Mais surtout émerveillé devant ce deuxième espadon, qui paraissait calme, comme venu au bateau intrigué par ces lumières… La bête était là et avait coutume de roder dans ces eaux sombres…
L’enregistrement de ce troisième point nous donnera un axe dans le sens du courant, nous nous calerons sur cette ligne incertaine lors des prochaines sorties.
Toujours de nuit le lendemain, sortie off. Fatigue de l’équipage, une mer pas très cool, manque d’inspiration… Nous ne tendrons pas les lignes ce soir là. Expérience d’une navigation de nuit, regard fixé sur le ciel, tout va bien…
Gorge était de la partie… Après nos quelques précédents retours à l’aube, chargés d’histoires de ce mystérieux poisson, Gorge tenta la sortie … Toujours dans son habitude concernant les expérimentations, l’homme est d’une grande motivation et finement préparé… il nous donne toujours cette impression de partir pour des moments uniques, où en mer tout peut se passer, ce sont des expérimentations en quête de solutions. Ce soir là, nous prenons pour cap un bateau de long-lines arrivé dans l’après-midi et anormalement prés du bord ! Tout le village a les yeux braqués dessus avec un goût amer en bouche… Ils nous ont bien prévenu de ne pas s’en approcher car ils peuvent être dangereux.
Pleine ouest de Monte Trigo, l’embarcation aux lumières puissantes est en train de rentrer une ligne, trahit par sa manière de naviguer… Nous n’irons pas plus prés !
Nous restons dans son sillage pour se mettre en action de pêche. Nous notons quand même que ce navire pêche à proximité de notre ligne imaginaire, plus bon signe en nous assurant un réel bon passage. Travail fait, il coupe les feux et mets plein gaz direction le grand large… Enfoiré ! Nous sommes là, mais ce soir les calamars ont du mal à se présenter. Quelques petits passages mais pas de groupe fixés à la lumière comme précédemment observé.

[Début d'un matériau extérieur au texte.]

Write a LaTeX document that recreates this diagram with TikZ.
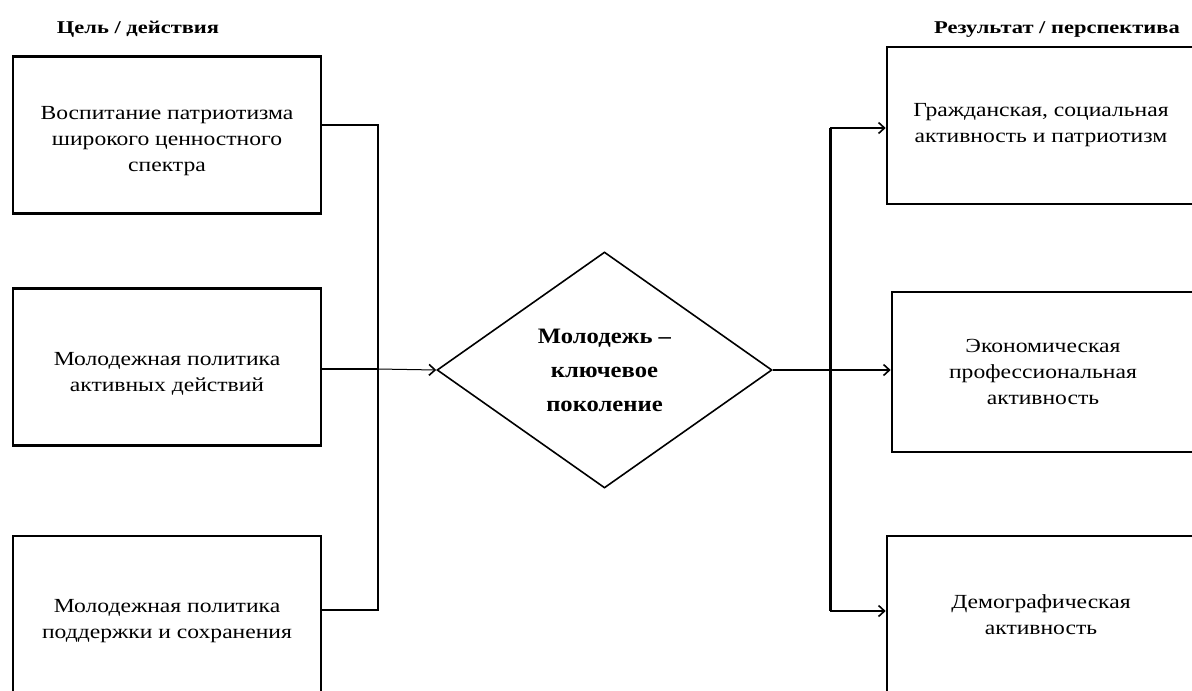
\documentclass[tikz,border=0pt]{standalone}
\usepackage{fontspec}
\setmainfont{Liberation Serif}
\newfontfamily\boxfont[FakeStretch=1.18]{Liberation Serif}
\newfontfamily\titlefont[FakeStretch=1.25]{Liberation Serif}
\newfontfamily\keyfont[FakeStretch=1.12]{Liberation Serif}
\newcommand\pushdn{\rule{0pt}{26pt}}
\newcommand\pushup{\rule[-13pt]{0pt}{0pt}}
\usetikzlibrary{shapes.geometric,arrows.meta}
\begin{document}
\begin{tikzpicture}[x=1pt,y=-1pt]
\tikzset{
  boxnode/.style={draw=black, line width=2.6pt, rectangle, minimum width=308pt, minimum height=157pt, inner sep=0pt, align=center, font=\boxfont\fontsize{20}{26}\selectfont},
  titlenode/.style={font=\titlefont\fontsize{18}{20}\selectfont\bfseries, inner sep=0pt, anchor=base},
  keynode/.style={draw=black, line width=1.6pt, diamond, minimum width=335pt, minimum height=236pt, inner sep=0pt, align=center, font=\keyfont\fontsize{22}{34}\selectfont\bfseries},
  thickconn/.style={line width=2.2pt},
  thinconn/.style={line width=1pt},
  tip/.style={-{Straight Barb[length=6pt,width=11pt,line width=1.6pt]}}
}
\useasboundingbox (0,0) rectangle (1192,691);
\clip (0,0) rectangle (1192,691);

\node[titlenode] (tl) at (138,33) {Цель / действия};
\node[titlenode] (tr) at (1057,33) {Результат / перспектива};

\node[boxnode] (l1) at (167,135) {\pushdn Воспитание патриотизма\\широкого ценностного\\спектра};
\node[boxnode] (l2) at (167,367) {\pushdn Молодежная политика\\активных действий};
\node[boxnode, minimum height=170pt] (l3) at (167,621) {Молодежная политика\\поддержки и сохранения};

\node[keynode] (d) at (604.5,370) {Молодежь –\\ключевое\\поколение};

\node[boxnode] (r1) at (1041,125.5) {Гражданская, социальная\\активность и патриотизм};
\node[boxnode, minimum width=302pt, minimum height=160pt] (r2) at (1043,372) {Экономическая\\профессиональная\\активность};
\node[boxnode, minimum height=170pt] (r3) at (1041,621) {Демографическая\\активность\pushup};

\coordinate (jL1) at (378,125);
\coordinate (jL2) at (378,369);
\coordinate (jL3) at (378,610);
\coordinate (jR1) at (830,128);
\coordinate (jR2) at (830,370);
\coordinate (jR3) at (830,611);

\draw[thickconn] (l1.east |- jL1) -- (jL1) -- (jL3) -- (l3.east |- jL3);
\draw[thickconn] (l2.east |- jL2) -- (jL2);
\draw[thinconn, tip] (jL2) -- (d.west);

\draw[thickconn] (d.east) -- (jR2);
\draw[line width=3pt] (jR1) -- (jR3);
\draw[thickconn, tip] (jR1) -- (r1.west |- jR1);
\draw[thickconn, tip] (jR2) -- (r2.west |- jR2);
\draw[thickconn, tip] (jR3) -- (r3.west |- jR3);
\end{tikzpicture}
\end{document}
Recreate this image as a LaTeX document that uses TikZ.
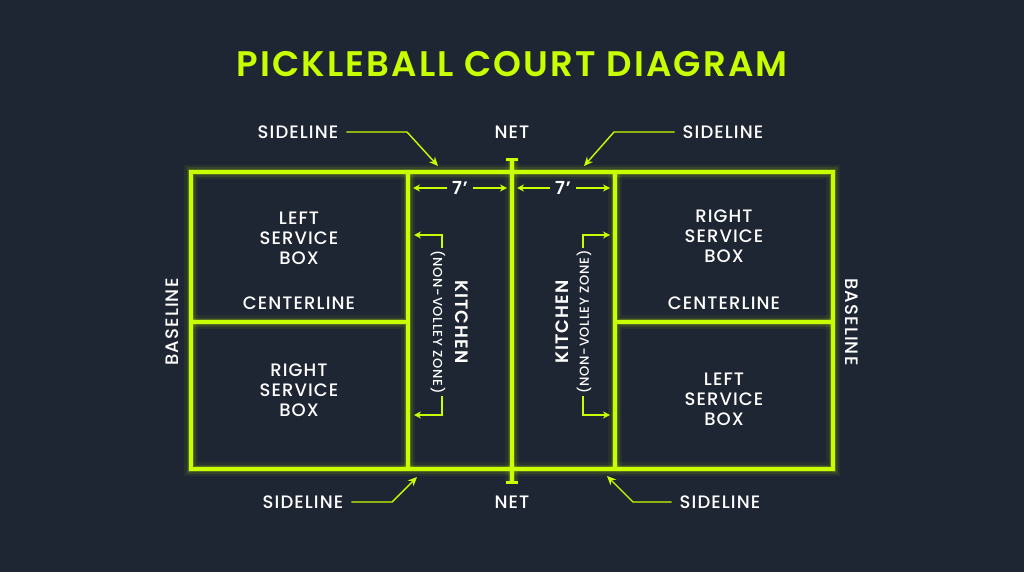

La conservation de quelques belles pièces de calamars nous a permis de pouvoir quand même pêcher au cas où la capture de l’appât se ferait difficile, bien joué ! Les lignes sont à l’eau depuis déjà un certain temps, quand à Gorge et Fabio, ils dorment au fond du bateau. Moi je suis bien, en compagnie de la petite radio locale, je patiente toujours vigilant au moindre détail… Entre songe et pensée philosophique, en se donnant du courage, glorifiant le moment présent, glorifiant cette sensation de liberté incommensurable que nous procure le placement au cœur de cette « légende personnelle » …
Toujours après le lever de lune, qui commence à se transformer en un fin croissant. Une activité se représente au sondeur, dans trente mètres d’eaux, une masse de fourrage apparaît, mêlé à quelques grands échos. Sans attendre, j’ordonne à Fabio de se lever ! Somations bien sèche qui reste sans réponse… Je continue à observer, réveiller par cette présence autour du bateau, sans attendre un groupe de calamars venus chasser dans les lumières me confirme ce sentiment.

Sans rigoler, j’ordonne à Fab de se lever et avant qu’il se décolle les yeux… Un élastique claque, touche !

Le Gorge se lève électriquement, gros départ, tenu-stop and go ! XIPHIAS ! Bête était aujourd’hui bien plus violente, bien plus lourde et décidée. Elle avait pris de l’avance, obligé de manœuvrer et de partir derrière, le contrôle était bo.